Autumn Within
Henry Wadsworth Longfellow (1807-1882)
It is autumn; not without,
But within me is the cold.
Youth and spring are all about;
It is I that have grown old.
Birds are darting through the air,
Singing, building without rest;
Life is stirring everywhere,
Save within my lonely breast.
There is silence: the dead leaves
Fall and rustle and are still;
Beats no flail upon the sheaves
Comes no murmur from the mill
In the Harbor: Ultima Thule - Part II
Published 1882
Echoes, Still
Maine’s Industrial Remnants
Echoes, Still, Explores the evocative presence of Maine’s abandoned mills and factories, where brick, timber, and steel hold memory, and floors, walls, and machinery whisper endurance, labor, and human effort. Floors and walls tell of repetition and care, while shadows, light, and textures reveal the rhythms of lives once present. Through intimate, tactile photography, the artist draws on personal family histories of industrial labor, illuminating the spirit embedded in these spaces. Silence and decay are transformed into immersive encounters with memory, presence, and time suspended, where every mark, shard, and worn surface resonates with work and life. Shadows, textures, and lingering echoes shape the enduring story of Maine’s industrial past, creating spaces that feel at once empty and profoundly inhabited.
Artist Statement
By nature I’m a tactile person, guided by an inner voice that pulls me closer to places of danger, where I visualize seething motors still pressing through brick walls amid shattered glass, overgrown vegetation, and collapsing roofs, all whispering come closer. I smell the musk of rotting wood floors, and taste drooling mortar. I study the texture of each brick, and feel both the weight of a pane of Coke glass and the sharp shards of fallen windows cutting into my hands.

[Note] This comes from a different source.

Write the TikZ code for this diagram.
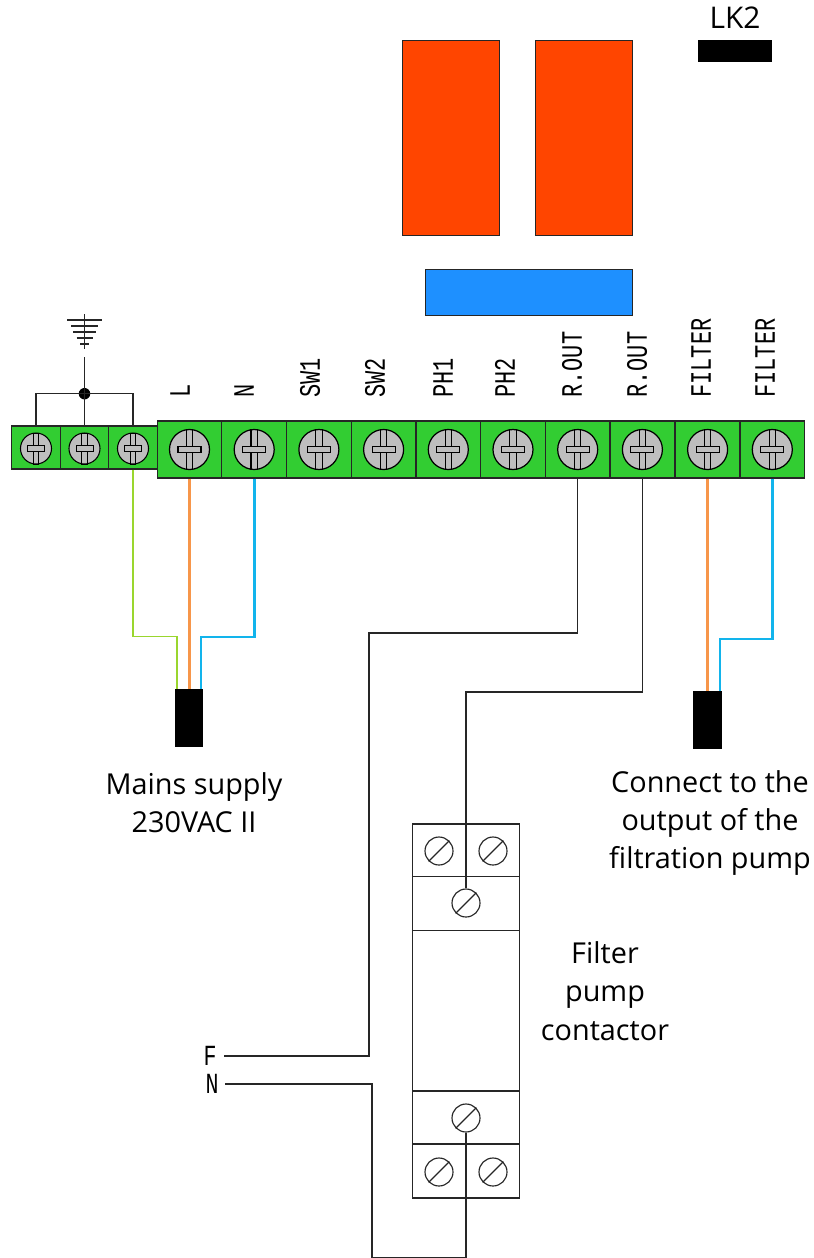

I photograph these buildings because they feel inhabited, carrying a presence that lives beyond architecture and history. When I stand before them, I’m responding to memory—both inherited and sensed—visualizing what remains after the machines and the people have gone quiet. This work is inseparable from my family: my Canadian French grandfather, sipping a Ballentine Ale while smoking Pall Malls at the dining room table, counting piecework pay for every shoe he made, and my Irish grandmother of County Mayo crossing the Atlantic Ocean alone as a 12 year-old child to toil her teens in the woolen mills of Boston and Worchester. Floor after floor of heavy timbers and iron, worn smooth by decades of motion, I seem to remember every machine that once shook their frame.
I move through these spaces slowly and intuitively, drawn to repetition, scale, and the physical weight of labor embedded in brick and steel. These photographs are not about nostalgia or ruin, but about endurance, presence, and spirt of the lives shaped inside walls that still hold their echoes.